In connection with the Colonial acquisition, Branch Bank entered into loss sharing agreements with the
FDIC related to certain assets acquired. Pursuant to the terms of these loss sharing agreements, the FDIC’s
obligation to reimburse Branch Bank for losses with respect to certain loans, OREO, certain investment
securities and other assets (collectively, “covered assets”), begins with the first dollar of loss incurred. The terms
of the loss sharing agreement with respect to certain non-agency mortgage-backed securities provides that
Branch Bank will be reimbursed by the FDIC for 95% of any and all losses. All other covered assets are subject
to a stated threshold of $5 billion that provides for the FDIC to reimburse Branch Bank for (1) 80% of losses
incurred up to $5 billion and (2) 95% of losses in excess of $5 billion. Gains and recoveries on covered assets will
offset losses, or be paid to the FDIC, at the applicable loss share percentage at the time of recovery. The loss
sharing agreement applicable to single family residential mortgage loans provides for FDIC loss sharing and
Branch Bank reimbursement to the FDIC, in each case as described above, for ten years.

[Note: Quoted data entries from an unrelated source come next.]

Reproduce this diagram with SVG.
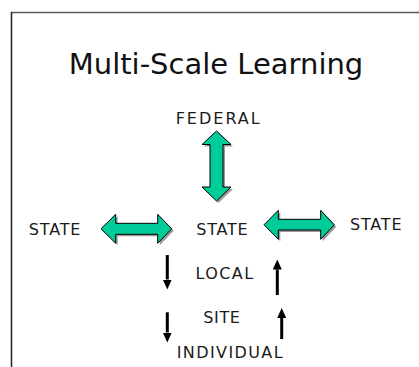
<svg xmlns="http://www.w3.org/2000/svg" width="419" height="367" viewBox="0 0 419 367">
  <style>
    .label { font-family: "DejaVu Sans", "Liberation Sans", sans-serif; font-size: 16px; fill: #1a1a1a; text-anchor: middle; }
    .title { font-family: "DejaVu Sans", "Liberation Sans", sans-serif; font-size: 29px; fill: #111; text-anchor: middle; }
    .big { fill: #00cc99; stroke: #000; stroke-width: 1; stroke-linejoin: miter; }
    .shadow { fill: #9a9a9a; }
    .flow { stroke: #000; stroke-width: 3; fill: none; marker-end: url(#head); }
  </style>
  <defs>
    <marker id="head" viewBox="0 0 10 9" markerWidth="10" markerHeight="9" refX="0" refY="4.5" orient="auto" markerUnits="userSpaceOnUse">
      <path d="M0,0 L10,4.5 L0,9 Z" fill="#000"/>
    </marker>
    <polygon id="dbl-v" points="216.5,131 231,144.5 223,144.5 223,187 231,187 216.5,201 202,187 210,187 210,144.5 202,144.5"/>
    <polygon id="dbl-w" points="101,228.8 115.7,214.3 115.7,223.3 157.7,223.3 157.7,214.3 171.7,228.8 157.7,243.3 157.7,234.3 115.7,234.3 115.7,243.3"/>
    <polygon id="dbl-e" points="264,224.8 278.3,210.3 278.3,219.3 320.7,219.3 320.7,210.3 334.3,224.8 320.7,239.3 320.7,230 278.3,230 278.3,239.3"/>
  </defs>

  <rect width="419" height="367" fill="#fff"/>

  <!-- frame -->
  <line x1="11" y1="12.5" x2="419" y2="12.5" stroke="#5a5a5a" stroke-width="1.5"/>
  <line x1="11.5" y1="12" x2="11.5" y2="367" stroke="#222" stroke-width="1.5"/>

  <text class="title" x="216" y="74">Multi-Scale Learning</text>

  <g id="connectors">
    <use href="#dbl-v" class="shadow" transform="translate(2,2)"/>
    <use href="#dbl-v" class="big"/>
    <use href="#dbl-w" class="shadow" transform="translate(2,2)"/>
    <use href="#dbl-w" class="big"/>
    <use href="#dbl-e" class="shadow" transform="translate(2,2)"/>
    <use href="#dbl-e" class="big"/>
    <line class="flow" x1="167.3" y1="255" x2="167.3" y2="279.5"/>
    <line class="flow" x1="167.3" y1="312.3" x2="167.3" y2="332.5"/>
    <line class="flow" x1="277.3" y1="295" x2="277.3" y2="269.5"/>
    <line class="flow" x1="281.7" y1="339" x2="281.7" y2="318"/>
  </g>

  <g id="federal"><text class="label" x="218.7" y="124.3" font-size="15" letter-spacing="2">FEDERAL</text></g>
  <g id="state-west"><text class="label" x="55" y="235" letter-spacing="0.8">STATE</text></g>
  <g id="state-center"><text class="label" x="222.4" y="235" letter-spacing="0.8">STATE</text></g>
  <g id="state-east"><text class="label" x="376.2" y="230" letter-spacing="0.8">STATE</text></g>
  <g id="local"><text class="label" x="225" y="279.3" letter-spacing="1.45">LOCAL</text></g>
  <g id="site"><text class="label" x="221.9" y="323.3" letter-spacing="0.6">SITE</text></g>
  <g id="individual"><text class="label" x="230.4" y="357.7" letter-spacing="1.4">INDIVIDUAL</text></g>
</svg>
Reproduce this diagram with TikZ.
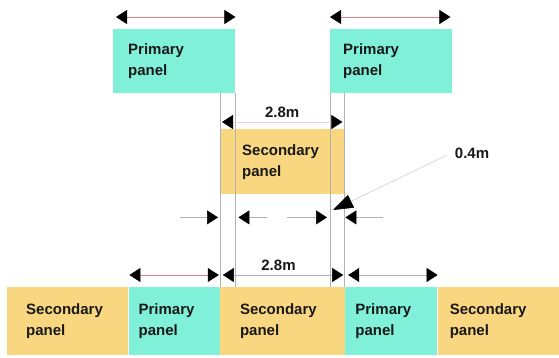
\documentclass[tikz,border=0pt]{standalone}
\usepackage{fontspec}
\setmainfont{Liberation Sans}
\usetikzlibrary{positioning, arrows.meta}
\definecolor{aqua}{RGB}{128,240,216}
\definecolor{sand}{RGB}{249,214,128}
\definecolor{dimred}{RGB}{222,130,140}

\begin{document}
\begin{tikzpicture}[x=1pt, y=-1pt,
    >={Triangle[length=11pt,width=14pt,black]},
    panel/.style={anchor=north west, align=left, inner ysep=0pt,
      font=\fontsize{15}{21}\selectfont\bfseries, text=black!90},
    prim/.style={panel, fill=aqua},
    sec/.style={panel, fill=sand},
    lbl/.style={font=\fontsize{15}{18}\selectfont\bfseries, text=black!90},
    guide/.style={draw=gray!60, line width=0.5pt},
    dimarrow/.style={draw=#1, line width=0.5pt, <->},
    tail/.style={draw=gray!60, line width=0.5pt},
    leader/.style={draw=gray!45, line width=0.5pt, -{Triangle[length=20pt,width=14pt,black]}}]
  \useasboundingbox (0,0) rectangle (559,358);
  % upper panels
  \node [prim, text width=92pt, inner xsep=15pt, minimum height=64pt] (pl) at (113,29) {Primary\\panel};
  \node [prim, text width=96pt, inner xsep=13pt, minimum height=64pt] (pr) at (330,29) {Primary\\panel};
  \node [sec, text width=80pt, inner xsep=22pt, minimum height=65pt] (sm) at (220,129) {Secondary\\panel};
  % lower row
  \node [sec, text width=83pt, inner xsep=19pt, minimum height=68pt] (b1) at (7,287) {Secondary\\panel};
  \node [prim, text width=71pt, inner xsep=10pt, minimum height=68pt, right=0pt of b1] (b2) {Primary\\panel};
  \node [sec, text width=85pt, inner xsep=20pt, minimum height=68pt, right=0pt of b2] (b3) {Secondary\\panel};
  \node [prim, text width=72pt, inner xsep=10pt, minimum height=68pt, right=0pt of b3] (b4) {Primary\\panel};
  \node [sec, text width=99pt, inner xsep=12pt, minimum height=68pt, right=0pt of b4] (b5) {Secondary\\panel};
  % guide lines
  \draw [guide] (sm.north west |- pl.south) -- (sm.north west |- b3.north);
  \draw [guide] (pl.south east) -- (pl.south east |- b3.north);
  \draw [guide] (pr.south west) -- (pr.south west |- b3.north);
  \draw [guide] (sm.north east |- pr.south) -- (sm.north east |- b3.north);
  % widths
  \draw [dimarrow=dimred, shorten <=3pt] ([yshift=12pt]pl.north west) -- ([yshift=12pt]pl.north east);
  \draw [dimarrow=dimred, shorten >=2pt] ([yshift=12pt]pr.north west) -- ([yshift=12pt]pr.north east);
  \draw [dimarrow=dimred!40, shorten <=2pt, shorten >=2pt] ([yshift=7pt]sm.north west) -- ([yshift=7pt]sm.north east)
    node [lbl, midway, above=1pt] (wmid) {2.8m};
  \draw [dimarrow=dimred, shorten <=1pt, shorten >=1pt] ([yshift=12pt]b2.north west) -- ([yshift=12pt]b2.north east);
  \draw [dimarrow=gray!60, shorten <=3pt, shorten >=2pt] ([yshift=12pt]b3.north west) -- ([yshift=12pt]b3.north east)
    node [lbl, midway, above=1pt, xshift=-4pt] (wlow) {2.8m};
  \draw [dimarrow=gray!60, shorten <=3pt] ([yshift=12pt]b4.north west) -- ([yshift=12pt]b4.north east);
  % overlap
  \coordinate [below=23pt of sm.south west] (ovl);
  \coordinate [left=40pt of ovl] (ovla);
  \coordinate (ovlb) at (pl.south east |- ovl);
  \coordinate [right=32pt of ovlb] (ovlc);
  \coordinate (ovrb) at (pr.south west |- ovl);
  \coordinate [left=43pt of ovrb] (ovrc);
  \coordinate [below=23pt of sm.south east] (ovr);
  \coordinate [right=39pt of ovr] (ovra);
  \draw [tail, ->, shorten >=2pt] (ovla) -- (ovl);
  \draw [tail, <-, shorten <=3pt] (ovlb) -- (ovlc);
  \draw [tail, ->, shorten >=3pt] (ovrc) -- (ovrb);
  \draw [tail, <-, shorten <=1pt] (ovr) -- (ovra);
  \node [lbl] (ovtxt) at (472,153) {0.4m};
  \coordinate (ovtip) at (333,210);
  \draw [leader, shorten <=6pt] (ovtxt.west) -- (ovtip);
\end{tikzpicture}
\end{document}
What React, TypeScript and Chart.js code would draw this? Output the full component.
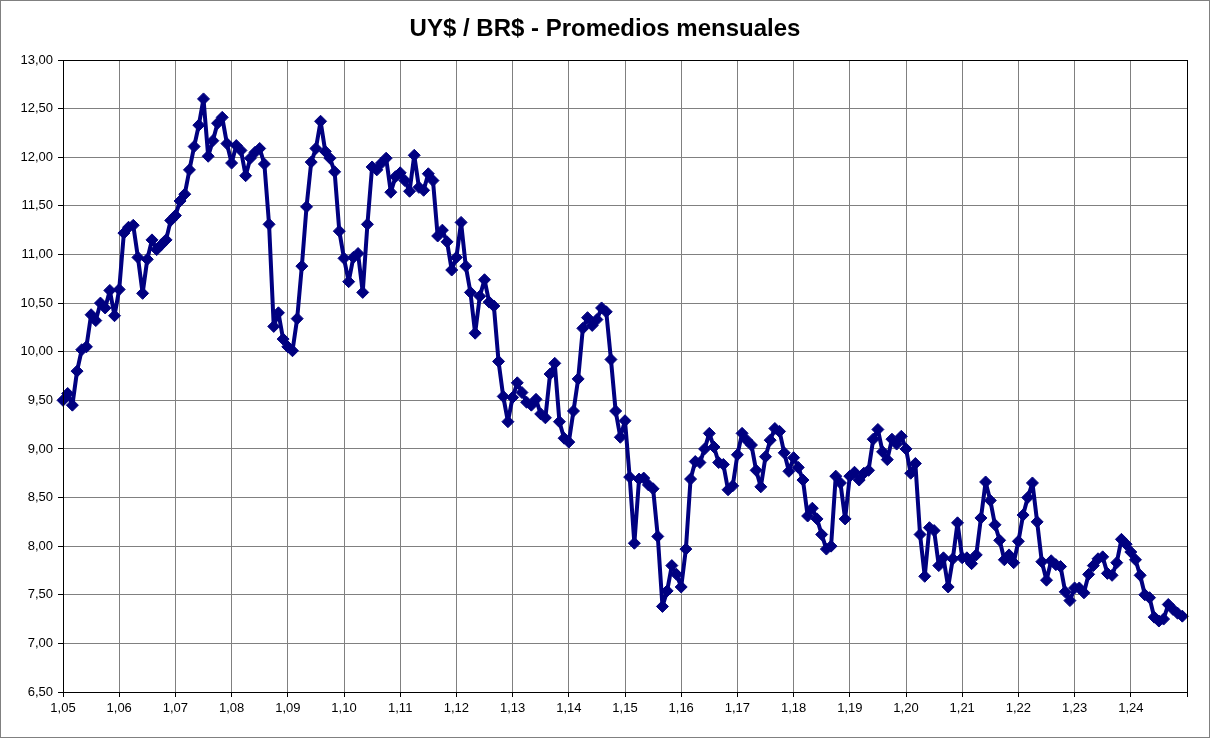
import React, { useEffect, useRef } from "react";
import { Chart, registerables } from "chart.js";

Chart.register(...registerables);

const TITLE = "UY$ / BR$ - Promedios mensuales";

const yearLabels = [
  "1,05", "1,06", "1,07", "1,08", "1,09", "1,10", "1,11", "1,12", "1,13", "1,14",
  "1,15", "1,16", "1,17", "1,18", "1,19", "1,20", "1,21", "1,22", "1,23", "1,24",
];

const v2005 = [9.5, 9.57, 9.45, 9.8, 10.02, 10.05, 10.38, 10.32, 10.5, 10.45, 10.63, 10.37];
const v2006 = [10.64, 11.22, 11.28, 11.3, 10.97, 10.6, 10.95, 11.15, 11.05, 11.1, 11.15, 11.35];
const v2007 = [11.4, 11.55, 11.62, 11.87, 12.11, 12.33, 12.6, 12.01, 12.17, 12.35, 12.41, 12.14];
const v2008 = [11.94, 12.12, 12.07, 11.81, 11.99, 12.05, 12.09, 11.93, 11.31, 10.26, 10.4, 10.13];
const v2009 = [10.05, 10.01, 10.34, 10.88, 11.49, 11.95, 12.09, 12.37, 12.06, 11.99, 11.85, 11.24];
const v2010 = [10.96, 10.72, 10.97, 11.01, 10.61, 11.31, 11.9, 11.87, 11.94, 11.99, 11.64, 11.8];
const v2011 = [11.84, 11.76, 11.65, 12.02, 11.69, 11.66, 11.83, 11.76, 11.19, 11.25, 11.13, 10.84];
const v2012 = [10.97, 11.33, 10.88, 10.61, 10.19, 10.57, 10.74, 10.51, 10.47, 9.9, 9.54, 9.28];
const v2013 = [9.53, 9.68, 9.58, 9.48, 9.45, 9.51, 9.36, 9.32, 9.77, 9.88, 9.28, 9.11];
const v2014 = [9.07, 9.39, 9.72, 10.24, 10.35, 10.27, 10.33, 10.45, 10.41, 9.92, 9.39, 9.12];
const v2015 = [9.29, 8.71, 8.03, 8.69, 8.7, 8.63, 8.59, 8.1, 7.38, 7.54, 7.8, 7.71];
const v2016 = [7.58, 7.97, 8.69, 8.87, 8.86, 9.0, 9.16, 9.02, 8.86, 8.84, 8.58, 8.62];
const v2017 = [8.94, 9.16, 9.09, 9.04, 8.78, 8.61, 8.92, 9.09, 9.21, 9.18, 8.96, 8.77];
const v2018 = [8.91, 8.81, 8.68, 8.31, 8.39, 8.28, 8.12, 7.97, 8.0, 8.72, 8.65, 8.28];
const v2019 = [8.72, 8.76, 8.68, 8.75, 8.78, 9.1, 9.2, 8.97, 8.89, 9.1, 9.05, 9.13];
const v2020 = [9.0, 8.75, 8.85, 8.12, 7.69, 8.19, 8.16, 7.8, 7.88, 7.58, 7.87, 8.24];
const v2021 = [7.88, 7.88, 7.82, 7.91, 8.29, 8.66, 8.47, 8.22, 8.06, 7.86, 7.91, 7.83];
const v2022 = [8.05, 8.32, 8.5, 8.65, 8.25, 7.84, 7.65, 7.85, 7.81, 7.79, 7.53, 7.44];
const v2023 = [7.57, 7.57, 7.52, 7.71, 7.8, 7.87, 7.89, 7.72, 7.7, 7.83, 8.07, 8.02];
const v2024 = [7.94, 7.86, 7.7, 7.5, 7.47, 7.27, 7.23, 7.25, 7.4, 7.35, 7.31, 7.28];

const yMin = 6.5;
const yMax = 13;
const yStep = 0.5;

export default function App() {
  const canvasRef = useRef<HTMLCanvasElement | null>(null);

  useEffect(() => {
    document.body.style.margin = "0";
    const canvas = canvasRef.current;
    if (!canvas) return;

    const values = [
      ...v2005, ...v2006, ...v2007, ...v2008, ...v2009, ...v2010, ...v2011,
      ...v2012, ...v2013, ...v2014, ...v2015, ...v2016, ...v2017, ...v2018,
      ...v2019, ...v2020, ...v2021, ...v2022, ...v2023, ...v2024,
    ];
    // category slots: one per month, plus the axis end slot
    const labels: string[] = [];
    for (let i = 0; i <= values.length; i++) {
      labels.push(i % 12 === 0 && yearLabels[i / 12] ? yearLabels[i / 12] : "");
    }

    const font = "'Liberation Sans', Arial, sans-serif";

    const titlePlugin = {
      id: "excelTitle",
      afterDraw(chart: any) {
        const ctx = chart.ctx;
        ctx.save();
        ctx.font = `bold 24px ${font}`;
        ctx.fillStyle = "#000";
        ctx.textAlign = "center";
        ctx.textBaseline = "middle";
        ctx.fillText(TITLE, 605, 29);
        ctx.restore();
      },
    };

    const framePlugin = {
      id: "frame",
      afterDraw(chart: any) {
        const ctx = chart.ctx;
        const a = chart.chartArea;
        ctx.save();
        ctx.strokeStyle = "#000";
        ctx.lineWidth = 1;
        ctx.strokeRect(Math.round(a.left) + 0.5, Math.round(a.top) + 0.5, Math.round(a.right - a.left), Math.round(a.bottom - a.top));
        ctx.strokeStyle = "#808080";
        ctx.strokeRect(0.5, 0.5, 1209, 737);
        ctx.restore();
      },
    };

    const chart = new Chart(canvas, {
      type: "line",
      data: {
        labels,
        datasets: [
          {
            data: values,
            borderColor: "#000080",
            backgroundColor: "#000080",
            borderWidth: 4,
            borderJoinStyle: "round",
            borderCapStyle: "round",
            pointStyle: "rectRot",
            pointRadius: 6,
            pointBorderWidth: 1,
            pointBorderColor: "#000080",
            pointBackgroundColor: "#000080",
            tension: 0,
          },
        ],
      },
      options: {
        responsive: false,
        animation: false,
        layout: { padding: { left: 0, right: 23, top: 60, bottom: 0 } },
        plugins: {
          legend: { display: false },
          title: { display: false },
          tooltip: { enabled: false },
        },
        scales: {
          x: {
            type: "category",
            offset: false,
            afterFit(scale: any) {
              scale.height = 46;
            },
            grid: {
              color: (c: any) => (c.index % 12 === 0 ? "#808080" : "rgba(0,0,0,0)"),
              tickColor: (c: any) => (c.index % 12 === 0 ? "#000" : "rgba(0,0,0,0)"),
              tickLength: 5,
              lineWidth: 1,
            },
            border: { color: "#000", width: 1 },
            ticks: {
              autoSkip: false,
              maxRotation: 0,
              minRotation: 0,
              color: "#000",
              padding: 4,
              font: { family: font, size: 13 },
            },
          },
          y: {
            min: yMin,
            max: yMax,
            afterFit(scale: any) {
              scale.width = 63;
            },
            grid: { color: "#808080", tickColor: "#000", tickLength: 5, lineWidth: 1 },
            border: { color: "#000", width: 1 },
            ticks: {
              stepSize: yStep,
              color: "#000",
              padding: 5,
              font: { family: font, size: 13 },
              callback: (v: any) => Number(v).toFixed(2).replace(".", ","),
            },
          },
        },
      },
      plugins: [titlePlugin, framePlugin],
    });

    return () => chart.destroy();
  }, []);

  return (
    <div style={{ width: 1210, height: 738, background: "#fff" }}>
      <canvas ref={canvasRef} width={1210} height={738} />
    </div>
  );
}
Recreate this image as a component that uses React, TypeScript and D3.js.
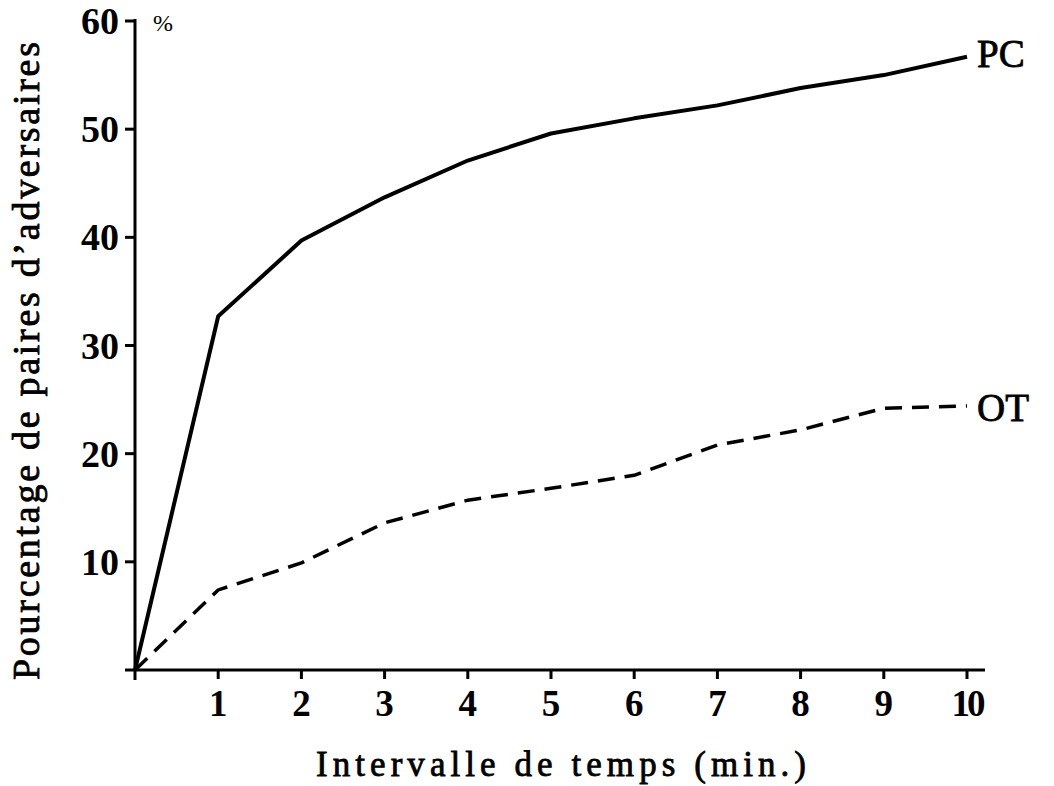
import React from 'react';
import * as d3 from 'd3';

const minutes = [0, 1, 2, 3, 4, 5, 6, 7, 8, 9, 10];
const pcValues = [0, 32.7, 39.7, 43.7, 47.1, 49.6, 51.0, 52.2, 53.8, 55.0, 56.7];
const otValues = [0, 7.4, 9.9, 13.6, 15.7, 16.8, 18.0, 20.8, 22.2, 24.2, 24.4];
const xTicks = [1, 2, 3, 4, 5, 6, 7, 8, 9, 10];
const yTicks = [10, 20, 30, 40, 50, 60];

const W = 1054, H = 786;
const font = '"Liberation Serif", "DejaVu Serif", serif';

const App = () => {
    const x = d3.scaleLinear().domain([0, 10]).range([135, 967]);
    const y = d3.scaleLinear().domain([0, 60]).range([670, 21]);

    const line = d3.line<number>()
        .x((d, i) => x(minutes[i]))
        .y((d) => y(d));

    return (
        <svg width={W} height={H} style={{ position: 'absolute', left: 0, top: 0, background: '#fff' }}>
            {/* axes */}
            <line x1={x(0)} x2={x(0)} y1={y(60) - 2} y2={y(0) + 10} stroke="#000" strokeWidth={3} />
            <line x1={x(0) - 10} x2={985} y1={y(0)} y2={y(0)} stroke="#000" strokeWidth={3} />

            {yTicks.map((t) => (
                <g key={t}>
                    <line x1={x(0) - 10} x2={x(0)} y1={y(t)} y2={y(t)} stroke="#000" strokeWidth={3} />
                    <text x={119} y={y(t) + 13} textAnchor="end" fontFamily={font} fontWeight="bold"
                        fontSize={38}>{t}</text>
                </g>
            ))}
            {xTicks.map((t) => (
                <g key={t}>
                    <line x1={x(t)} x2={x(t)} y1={y(0)} y2={y(0) + 9} stroke="#000" strokeWidth={3} />
                    <text x={x(t)} y={716} textAnchor="middle" fontFamily={font} fontWeight="bold"
                        fontSize={37} letterSpacing={t === 10 ? -3 : 0}>{t}</text>
                </g>
            ))}

            <text x={153} y={31} fontFamily={font} fontSize={24}>%</text>

            {/* series */}
            <path d={line(pcValues) || ''} fill="none" stroke="#000" strokeWidth={4} strokeLinejoin="round" />
            <path d={line(otValues) || ''} fill="none" stroke="#000" strokeWidth={3.5} strokeDasharray="17 10" />

            <text x={977} y={67} fontFamily={font} fontSize={39} stroke="#000" strokeWidth={0.8}>PC</text>
            <text x={977} y={421} fontFamily={font} fontSize={39} stroke="#000" strokeWidth={0.8}>OT</text>

            {/* axis titles */}
            <text x={316} y={776} fontFamily={font} fontSize={35} stroke="#000" strokeWidth={0.8}
                textLength={490} lengthAdjust="spacing">Intervalle de temps  (min.)</text>
            <text transform={`translate(39, 680) rotate(-90)`} fontFamily={font}
                fontSize={38} stroke="#000" strokeWidth={0.8} textLength={638} lengthAdjust="spacing">
                Pourcentage de paires d’adversaires
            </text>
        </svg>
    );
};

export default App;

The loss sharing
agreement applicable to commercial loans and other covered assets provides for FDIC loss sharing for five years
and Branch Bank reimbursement to the FDIC for gains and recoveries for a total of eight years, in each case as
described above.
The provisions of the loss sharing agreements may also require a payment by BB&T to the FDIC on
October 15, 2019. On that date, BB&T is required to pay the FDIC 55% of the excess, if any, of (i) $1 billion over
(ii) the sum of (A) 25% of the total net amounts paid to BB&T under both of the loss sharing agreements (i.e.,
BB&T’s payments received from the FDIC for losses, offset by BB&T’s payments made to the FDIC for
recoveries) plus (B) 20% of the deemed total cost to BB&T of administering the assets covered under the loss
sharing agreements other than shared loss securities. The deemed total cost to BB&T of administering the
covered assets is the sum of 2% of the average of the principal amount of shared loss loans and shared loss assets
(other than the shared loss securities) based on the beginning and end of year balances for each of the 10 years
during which the shared loss agreements are in effect. In addition, any payments made by either party with
respect to the securities with a 95% loss share will be excluded from this calculation.
BB&T invests in certain affordable housing and historic building rehabilitation projects throughout its
market area as a means of supporting local communities, and receives tax credits related to these investments.
BB&T typically acts as a limited partner in these investments and does not exert control over the operating or
financial policies of the partnerships. Branch Bank typically provides financing during the construction and
development of the properties; however, permanent financing is generally obtained from independent third
parties upon completion of a project. As of December 31, 2010 and 2009, BB&T had investments of $1.2 billion and
$1.1 billion, respectively, related to these projects, which are included as other assets on the Consolidated Balance
Sheets. BB&T’s outstanding commitments to fund affordable housing investments totaled $334 million and $371
million at December 31, 2010 and 2009, respectively, which are included as other liabilities on the Consolidated
Balance Sheets. As of December 31, 2010 and 2009, BB&T had outstanding loan commitments to these funds of
$135 million and $165 million, respectively. Of these amounts, $36 million and $73 million had been funded at
December 31, 2010 and 2009, respectively, and were included in loans and leases on the Consolidated Balance
Sheets. BB&T’s maximum risk exposure related to these investments totaled $1.3 billion and $1.2 billion at
December 31, 2010 and 2009, respectively.